What is the number of lines containing the word "this"? Please answer with that number and nothing more.

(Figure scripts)

********

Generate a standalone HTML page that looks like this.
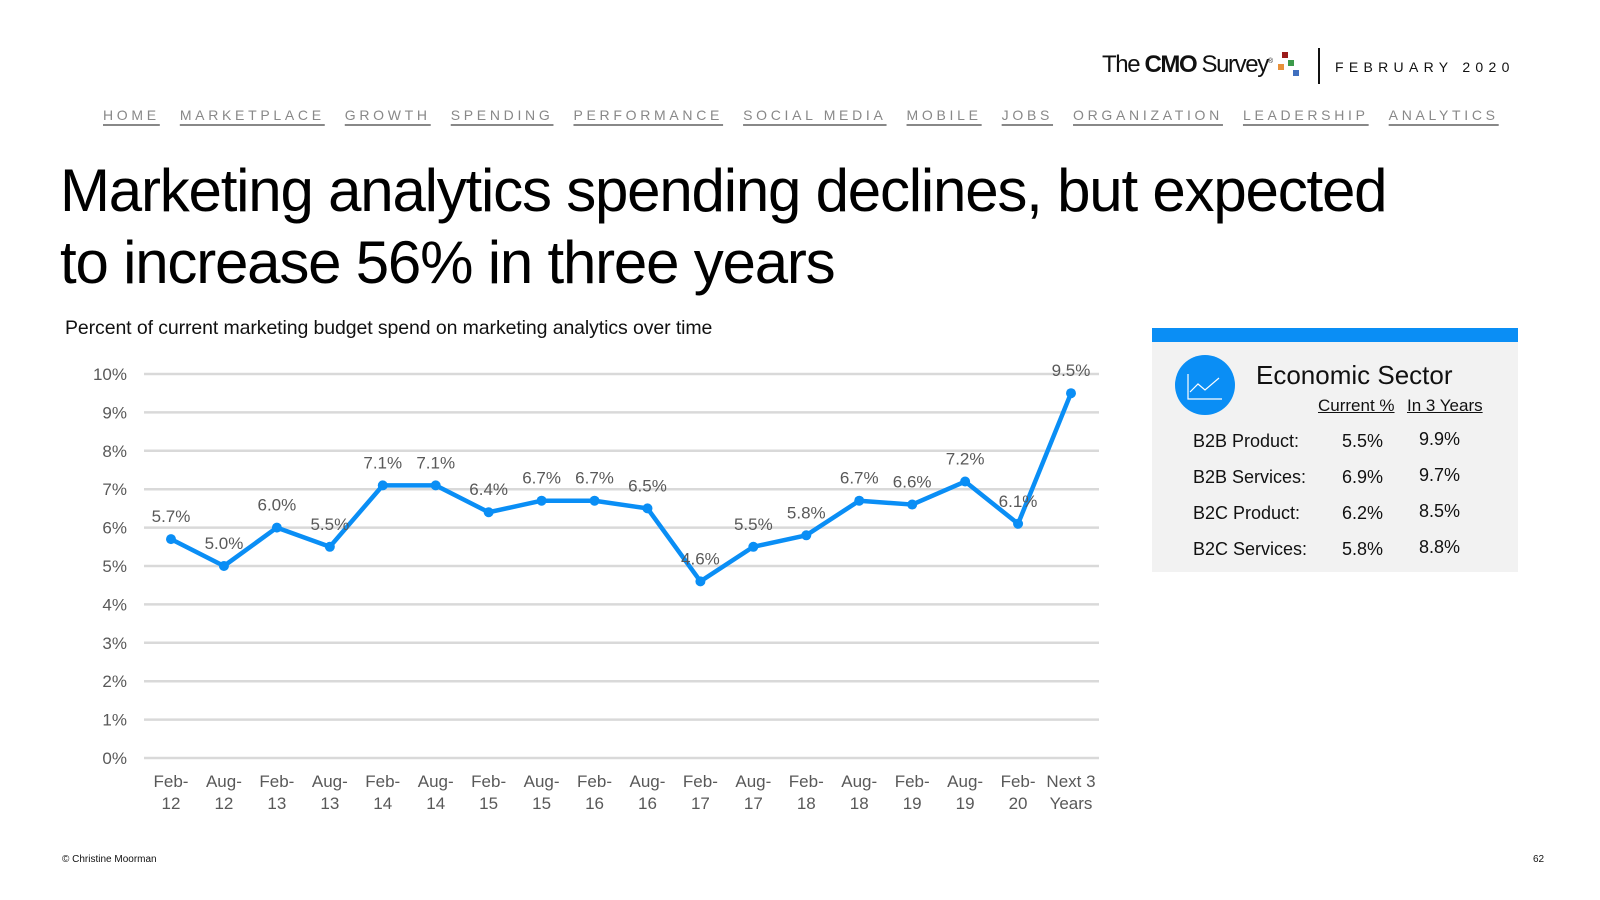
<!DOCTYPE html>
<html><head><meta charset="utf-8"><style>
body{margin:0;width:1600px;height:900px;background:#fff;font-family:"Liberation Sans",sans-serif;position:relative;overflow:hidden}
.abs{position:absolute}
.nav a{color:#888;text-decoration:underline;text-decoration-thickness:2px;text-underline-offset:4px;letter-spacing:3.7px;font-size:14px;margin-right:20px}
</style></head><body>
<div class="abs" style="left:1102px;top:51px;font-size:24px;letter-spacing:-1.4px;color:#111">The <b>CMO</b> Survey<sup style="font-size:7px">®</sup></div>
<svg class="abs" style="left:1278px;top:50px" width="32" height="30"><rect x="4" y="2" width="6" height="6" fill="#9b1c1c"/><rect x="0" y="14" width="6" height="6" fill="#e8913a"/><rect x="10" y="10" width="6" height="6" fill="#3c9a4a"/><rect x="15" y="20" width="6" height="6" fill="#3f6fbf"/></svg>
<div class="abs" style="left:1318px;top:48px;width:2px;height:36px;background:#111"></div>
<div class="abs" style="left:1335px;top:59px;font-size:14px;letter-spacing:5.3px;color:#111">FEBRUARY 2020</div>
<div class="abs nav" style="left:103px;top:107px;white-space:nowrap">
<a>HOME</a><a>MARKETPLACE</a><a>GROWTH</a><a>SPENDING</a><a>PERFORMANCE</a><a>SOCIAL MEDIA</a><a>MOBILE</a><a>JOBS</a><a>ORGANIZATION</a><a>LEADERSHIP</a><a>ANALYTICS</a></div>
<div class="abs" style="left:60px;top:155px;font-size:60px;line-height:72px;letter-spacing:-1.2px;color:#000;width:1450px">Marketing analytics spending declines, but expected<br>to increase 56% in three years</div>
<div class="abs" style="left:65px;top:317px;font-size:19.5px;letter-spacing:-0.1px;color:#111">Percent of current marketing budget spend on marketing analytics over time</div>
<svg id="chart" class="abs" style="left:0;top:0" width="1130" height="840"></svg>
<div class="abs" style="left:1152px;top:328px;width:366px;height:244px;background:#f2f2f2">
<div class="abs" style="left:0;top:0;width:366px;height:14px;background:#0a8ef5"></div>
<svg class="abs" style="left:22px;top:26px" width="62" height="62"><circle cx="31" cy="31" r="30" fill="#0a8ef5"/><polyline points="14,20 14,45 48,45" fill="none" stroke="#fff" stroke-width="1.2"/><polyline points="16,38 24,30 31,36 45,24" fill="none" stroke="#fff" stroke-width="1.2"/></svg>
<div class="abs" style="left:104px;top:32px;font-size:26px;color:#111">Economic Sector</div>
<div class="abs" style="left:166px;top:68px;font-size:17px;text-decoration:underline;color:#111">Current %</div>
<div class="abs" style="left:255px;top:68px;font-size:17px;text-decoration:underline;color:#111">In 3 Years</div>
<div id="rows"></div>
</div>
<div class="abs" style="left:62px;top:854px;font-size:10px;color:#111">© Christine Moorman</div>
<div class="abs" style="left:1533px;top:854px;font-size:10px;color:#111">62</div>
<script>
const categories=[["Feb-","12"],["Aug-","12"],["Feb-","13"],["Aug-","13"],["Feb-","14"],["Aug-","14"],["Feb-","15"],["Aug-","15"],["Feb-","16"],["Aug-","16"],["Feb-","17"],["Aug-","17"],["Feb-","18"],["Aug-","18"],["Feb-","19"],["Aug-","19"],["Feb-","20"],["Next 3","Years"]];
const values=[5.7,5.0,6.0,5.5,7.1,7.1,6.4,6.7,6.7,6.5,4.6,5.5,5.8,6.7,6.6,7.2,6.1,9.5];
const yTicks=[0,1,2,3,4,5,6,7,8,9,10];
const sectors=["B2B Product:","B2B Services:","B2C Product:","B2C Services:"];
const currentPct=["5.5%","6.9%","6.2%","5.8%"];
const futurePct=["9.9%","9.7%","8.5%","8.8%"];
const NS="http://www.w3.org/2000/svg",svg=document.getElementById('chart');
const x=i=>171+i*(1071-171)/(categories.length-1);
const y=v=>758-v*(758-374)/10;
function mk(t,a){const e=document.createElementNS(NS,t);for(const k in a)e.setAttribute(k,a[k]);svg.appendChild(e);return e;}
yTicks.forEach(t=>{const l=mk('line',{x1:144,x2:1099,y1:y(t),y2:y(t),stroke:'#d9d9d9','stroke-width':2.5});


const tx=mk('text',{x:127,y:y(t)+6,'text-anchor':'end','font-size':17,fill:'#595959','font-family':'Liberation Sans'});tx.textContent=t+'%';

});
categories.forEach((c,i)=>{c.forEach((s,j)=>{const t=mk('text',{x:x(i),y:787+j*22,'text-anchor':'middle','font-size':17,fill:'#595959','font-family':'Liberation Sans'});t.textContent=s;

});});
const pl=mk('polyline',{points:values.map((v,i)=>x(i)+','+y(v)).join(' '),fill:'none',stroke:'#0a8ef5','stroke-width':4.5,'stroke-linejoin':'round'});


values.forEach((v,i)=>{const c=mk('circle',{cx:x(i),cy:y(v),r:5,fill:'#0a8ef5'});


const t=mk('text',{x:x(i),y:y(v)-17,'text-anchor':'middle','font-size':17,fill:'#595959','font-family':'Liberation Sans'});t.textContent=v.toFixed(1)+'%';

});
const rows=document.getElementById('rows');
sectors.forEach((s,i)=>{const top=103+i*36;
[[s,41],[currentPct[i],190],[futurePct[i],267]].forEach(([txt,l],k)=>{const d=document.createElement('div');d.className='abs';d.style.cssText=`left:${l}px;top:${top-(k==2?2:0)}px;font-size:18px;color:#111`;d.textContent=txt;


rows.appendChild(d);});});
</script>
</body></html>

********

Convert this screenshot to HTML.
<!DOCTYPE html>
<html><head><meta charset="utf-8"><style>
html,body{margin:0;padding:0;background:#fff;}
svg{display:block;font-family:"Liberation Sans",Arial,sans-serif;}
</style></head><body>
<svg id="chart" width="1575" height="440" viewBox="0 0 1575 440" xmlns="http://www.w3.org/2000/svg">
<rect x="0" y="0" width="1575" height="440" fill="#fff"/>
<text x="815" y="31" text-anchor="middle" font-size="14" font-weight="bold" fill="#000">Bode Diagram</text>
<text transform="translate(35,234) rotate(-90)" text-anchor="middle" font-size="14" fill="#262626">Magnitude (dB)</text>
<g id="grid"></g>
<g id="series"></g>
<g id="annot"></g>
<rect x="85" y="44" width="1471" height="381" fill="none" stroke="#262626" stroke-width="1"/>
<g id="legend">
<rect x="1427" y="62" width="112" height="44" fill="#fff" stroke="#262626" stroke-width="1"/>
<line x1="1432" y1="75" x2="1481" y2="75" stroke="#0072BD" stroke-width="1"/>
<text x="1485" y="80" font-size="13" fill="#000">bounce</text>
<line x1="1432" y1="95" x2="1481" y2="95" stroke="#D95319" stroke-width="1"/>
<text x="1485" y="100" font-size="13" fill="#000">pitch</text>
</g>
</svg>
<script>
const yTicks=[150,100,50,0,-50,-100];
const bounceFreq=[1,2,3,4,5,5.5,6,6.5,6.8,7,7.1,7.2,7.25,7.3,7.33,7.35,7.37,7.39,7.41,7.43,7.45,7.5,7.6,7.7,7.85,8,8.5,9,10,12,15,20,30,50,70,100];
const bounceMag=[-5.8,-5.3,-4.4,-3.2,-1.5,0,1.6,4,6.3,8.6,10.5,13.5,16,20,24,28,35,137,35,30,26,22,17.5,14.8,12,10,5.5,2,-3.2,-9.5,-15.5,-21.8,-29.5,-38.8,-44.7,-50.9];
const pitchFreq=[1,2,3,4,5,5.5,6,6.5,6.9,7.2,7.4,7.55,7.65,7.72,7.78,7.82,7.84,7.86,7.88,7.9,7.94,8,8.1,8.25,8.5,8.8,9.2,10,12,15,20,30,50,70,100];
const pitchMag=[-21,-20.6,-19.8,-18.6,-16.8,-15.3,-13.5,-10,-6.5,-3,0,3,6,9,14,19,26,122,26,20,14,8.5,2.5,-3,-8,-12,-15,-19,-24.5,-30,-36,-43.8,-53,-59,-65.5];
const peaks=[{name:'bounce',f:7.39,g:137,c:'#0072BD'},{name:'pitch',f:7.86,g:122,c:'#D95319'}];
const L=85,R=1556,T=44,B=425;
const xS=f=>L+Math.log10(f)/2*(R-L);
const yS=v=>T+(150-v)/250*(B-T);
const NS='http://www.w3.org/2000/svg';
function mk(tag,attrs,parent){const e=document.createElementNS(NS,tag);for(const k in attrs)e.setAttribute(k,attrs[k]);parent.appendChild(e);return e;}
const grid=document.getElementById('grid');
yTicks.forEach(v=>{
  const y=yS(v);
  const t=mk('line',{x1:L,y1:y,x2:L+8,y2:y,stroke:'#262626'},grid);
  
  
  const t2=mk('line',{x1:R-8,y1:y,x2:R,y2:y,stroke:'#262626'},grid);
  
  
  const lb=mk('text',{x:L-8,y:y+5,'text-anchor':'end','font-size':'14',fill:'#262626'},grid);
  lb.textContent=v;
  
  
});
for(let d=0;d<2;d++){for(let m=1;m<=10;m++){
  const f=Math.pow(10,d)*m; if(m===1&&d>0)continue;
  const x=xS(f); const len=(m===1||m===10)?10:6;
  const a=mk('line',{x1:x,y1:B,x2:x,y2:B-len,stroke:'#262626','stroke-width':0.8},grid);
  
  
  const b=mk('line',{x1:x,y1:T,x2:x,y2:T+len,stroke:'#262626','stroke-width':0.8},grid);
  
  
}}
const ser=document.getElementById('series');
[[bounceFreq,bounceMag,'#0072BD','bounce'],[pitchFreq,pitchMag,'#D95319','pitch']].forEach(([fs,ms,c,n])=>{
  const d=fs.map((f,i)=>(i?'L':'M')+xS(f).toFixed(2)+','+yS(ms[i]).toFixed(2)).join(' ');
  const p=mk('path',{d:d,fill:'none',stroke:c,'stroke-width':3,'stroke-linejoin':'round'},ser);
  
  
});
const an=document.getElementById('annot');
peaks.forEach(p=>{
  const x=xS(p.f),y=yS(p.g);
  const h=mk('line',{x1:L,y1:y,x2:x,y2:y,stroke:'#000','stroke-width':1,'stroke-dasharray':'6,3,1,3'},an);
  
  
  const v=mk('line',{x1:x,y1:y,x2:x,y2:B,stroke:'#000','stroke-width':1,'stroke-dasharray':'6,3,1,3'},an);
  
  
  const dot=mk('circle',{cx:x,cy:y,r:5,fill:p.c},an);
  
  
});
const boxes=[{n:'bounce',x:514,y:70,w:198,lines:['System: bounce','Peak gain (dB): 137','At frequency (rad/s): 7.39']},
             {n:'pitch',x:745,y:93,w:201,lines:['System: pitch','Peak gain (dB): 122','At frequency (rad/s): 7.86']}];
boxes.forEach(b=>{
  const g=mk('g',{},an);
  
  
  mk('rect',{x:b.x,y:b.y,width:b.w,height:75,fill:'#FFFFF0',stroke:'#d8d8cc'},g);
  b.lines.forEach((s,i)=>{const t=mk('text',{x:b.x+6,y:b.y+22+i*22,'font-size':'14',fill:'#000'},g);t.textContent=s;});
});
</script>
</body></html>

********

- _TASK ANSWER_
2